Stated exercise: Gather, from the data below, each line in which the word "matplotlib" occurs.

Exercise input:
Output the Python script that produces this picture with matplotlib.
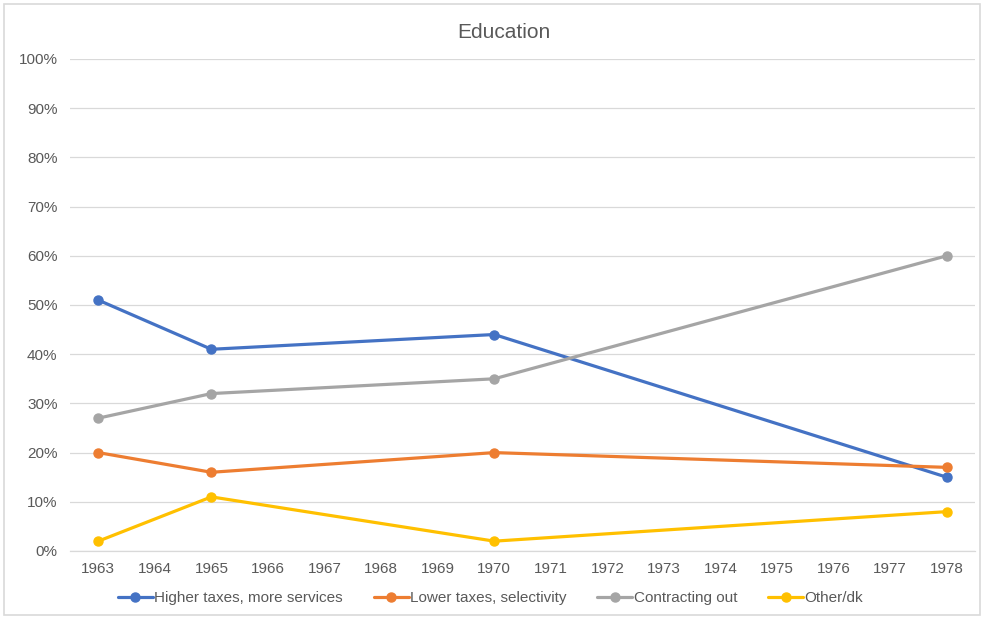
import matplotlib.pyplot as plt
from matplotlib.patches import Rectangle
from matplotlib.ticker import FuncFormatter, MultipleLocator

plt.rcParams["font.family"] = ["Liberation Sans", "DejaVu Sans"]

years = [1963, 1965, 1970, 1978]
higher_taxes = [51, 41, 44, 15]
lower_taxes = [20, 16, 20, 17]
contracting_out = [27, 32, 35, 60]
other_dk = [2, 11, 2, 8]

series = [
    ("Higher taxes, more services", higher_taxes, "#4472C4"),
    ("Lower taxes, selectivity", lower_taxes, "#ED7D31"),
    ("Contracting out", contracting_out, "#A5A5A5"),
    ("Other/dk", other_dk, "#FFC000"),
]

fig = plt.figure(figsize=(9.81, 6.18), dpi=100)
ax = fig.add_axes([70 / 981, 1 - 551 / 618, 905 / 981, 492 / 618])

for label, vals, color in series:
    ax.plot(years, vals, color=color, lw=2.3, marker="o", markersize=6.5, label=label,
            solid_capstyle="round")

ax.set_xlim(1962.5, 1978.5)
ax.set_ylim(0, 100)
ax.set_xticks(range(1963, 1979))
ax.yaxis.set_major_locator(MultipleLocator(10))
ax.yaxis.set_major_formatter(FuncFormatter(lambda v, p: f"{v:.0f}%"))
ax.grid(axis="y", color="#D9D9D9", lw=0.9)
ax.set_axisbelow(True)
for s in ["top", "right", "left"]:
    ax.spines[s].set_visible(False)
ax.spines["bottom"].set_color("#D9D9D9")
ax.spines["bottom"].set_linewidth(0.9)
ax.tick_params(axis="both", length=0, labelsize=11, colors="#595959")
ax.tick_params(axis="x", pad=8)
ax.tick_params(axis="y", pad=9)

fig.text(0.514, 1 - 33 / 618, "Education", ha="center", va="center", fontsize=15, color="#595959")

fig.legend(loc="center", bbox_to_anchor=(0.5, 1 - 598 / 618), ncol=4, frameon=False,
           fontsize=11, handlelength=2.3, columnspacing=2.0, handletextpad=0.1,
           labelcolor="#595959")

fig.patches.append(Rectangle((4 / 981, 3 / 618), 976 / 981, 611 / 618, transform=fig.transFigure,
                             fill=False, edgecolor="#D9D9D9", lw=1.2))

fig.savefig("out.png", dpi=100)
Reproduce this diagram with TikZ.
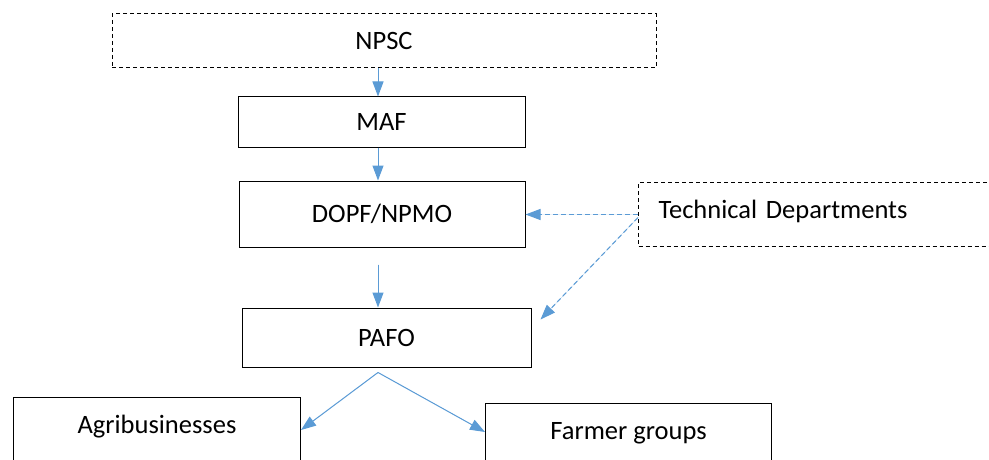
\documentclass[tikz,border=0pt]{standalone}
\usepackage{fontspec}
\setmainfont{Carlito}
\usetikzlibrary{arrows.meta,positioning}
\definecolor{arrowblue}{HTML}{5B9BD5}
\begin{document}
\begin{tikzpicture}[x=1pt, y=-1pt,
  font=\fontsize{26.5}{31}\selectfont,
  box/.style={draw, line width=1pt, inner sep=0pt, minimum width=#1},
  dbox/.style={box=#1, dash pattern=on 4pt off 3pt},
  arr/.style={-{Triangle[length=15pt, width=11pt]}, line width=1pt, draw=arrowblue, fill=arrowblue},
  darr/.style={arr, dash pattern=on 5pt off 3pt}]
\useasboundingbox (0,0) rectangle (989,460);
\node[dbox=544pt, minimum height=54pt] (npsc) at (384,41) {NPSC};
\node[box=287pt, minimum height=50pt] (maf) at (381.5,122) {MAF};
\node[box=286pt, minimum height=66pt] (dopf) at (382,214) {DOPF/NPMO};
\node[box=289pt, minimum height=59pt] (pafo) at (386.5,337.5) {PAFO};
% tall boxes, cut at the bottom edge
\node[box=287pt, anchor=north west, text height=36pt, text depth=44pt] (agri) at (13,397) {Agribusinesses};
\node[box=286pt, anchor=north west, text height=36pt, text depth=38pt] (farm) at (485,403) {Farmer groups};
\node[dbox=380pt, anchor=north west, text height=36pt, text depth=28pt,
      inner xsep=20pt, text width=340pt, align=left] (tech) at (638,182) {Technical Departments};
\coordinate (split) at ([xshift=-8.5pt, yshift=-5pt]pafo.south);
\draw[arr] ([xshift=-6pt]npsc.south) -- ([xshift=-3.5pt]maf.north);
\draw[arr] ([xshift=-3.5pt]maf.south) -- ([xshift=-4pt]dopf.north);
\draw[arr, shorten <=17pt] ([xshift=-4pt]dopf.south) -- ([xshift=-8.5pt]pafo.north);
\draw[darr] (tech.west) -- (tech.west -| dopf.east);
\draw[darr] ([yshift=-3pt]tech.west) -- ([xshift=9pt, yshift=-12pt]pafo.north east);
\draw[arr] (split) -- ([yshift=-33pt]agri.north east);
\draw[arr] (split) -- ([yshift=-29pt]farm.north west);
\end{tikzpicture}
\end{document}
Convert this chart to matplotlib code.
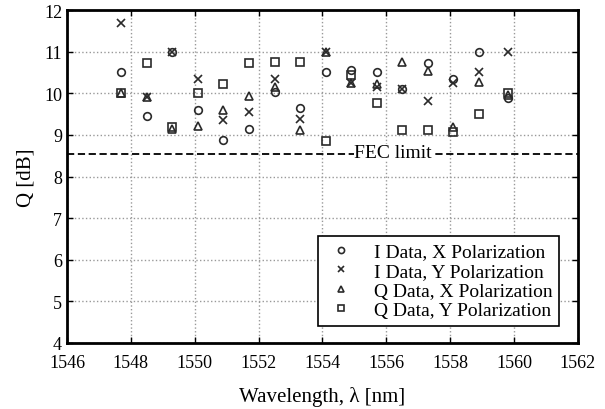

Task result:
Output the Python script that produces this picture with matplotlib.
import matplotlib.pyplot as plt
from matplotlib.patches import Rectangle
from matplotlib.ticker import FuncFormatter, MultipleLocator
Convert this chart to matplotlib code.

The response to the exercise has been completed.